En nuestro caso, los grandes logros deportivos resultan paradigmáticos porque no se compadecen con la mediocridad de un país que languidece en casi todos los órdenes. Eso debería darnos que pensar. Pero los políticos, especialmente los de izquierda, no quieren que lo hagamos. Al contrario, pretenden deformar las leyes del deporte para convertirlo en otra prolongación de sus políticas, sometiéndolo a los mismos dogmas con los que ya nos empobrecen en lo cotidiano.
«En el deporte, el color de la piel o el origen son completamente irrelevantes. Lo que se valora es el desempeño»
Por eso ponen tanto énfasis en el color u origen de determinados jugadores, para ocultar las verdaderas claves del éxito. Con el pretexto de desracializarlos, los marcan a fuego, esclavizándolos a su origen o al color de su piel de forma permanente. Luego ocurre que el jugador racializado se los sacude de encima y en vez de agradecerles sus falsos desvelos, les recrimina que cobren impuestos tan altos.

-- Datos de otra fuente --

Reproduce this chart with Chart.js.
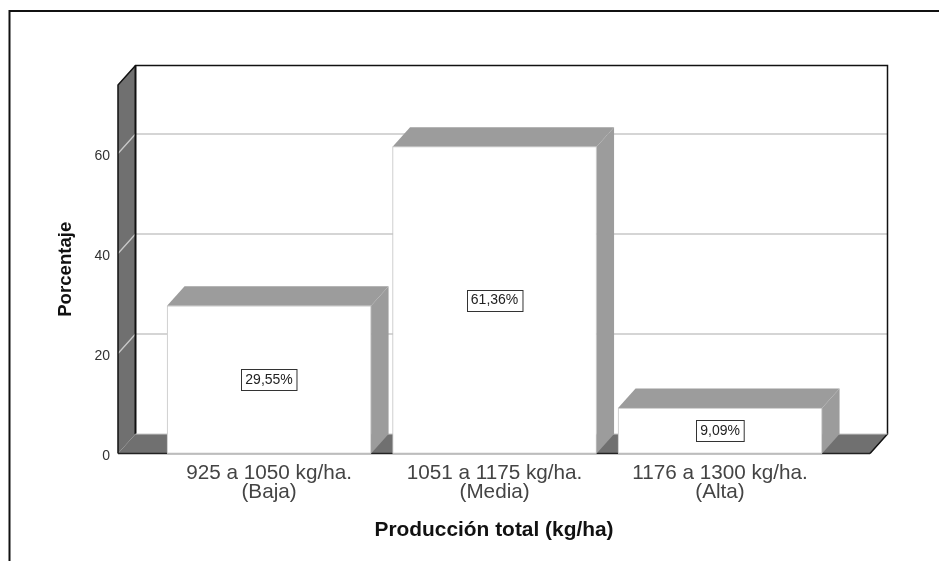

En el deporte, el color de la piel o el origen son completamente irrelevantes. Lo que se valora es el desempeño y el cumplimiento de sus exigencias y reglas. Esa es la lección de vida más importante que el deporte nos regala y que deberíamos traer de regreso a lo cotidiano. Los jóvenes con los que me topé el día de la final lo tenían bastante claro, tan claro como limpia era su mirada. Por eso celebraron los goles de la selección con idéntico entusiasmo, sin importarles si quien los marcaba tenía o no ocho apellidos españoles. Para ellos, los únicos colores que importaban eran los de las banderas que llevaban, los que simbolizan no ya una historia de siglos, sino unos principios que, desgraciadamente, solo el deporte parece promover y respetar como es debido.
Ojalá la mirada limpia de esos jóvenes se imponga a la sucia y torva mirada de una izquierda ceniza, agorera, plasta, retorcida y malpensada que, en su propio beneficio, quiere amargarnos reduciendo el deporte y la propia existencia a un conjunto de agravios y resentimientos permanentes.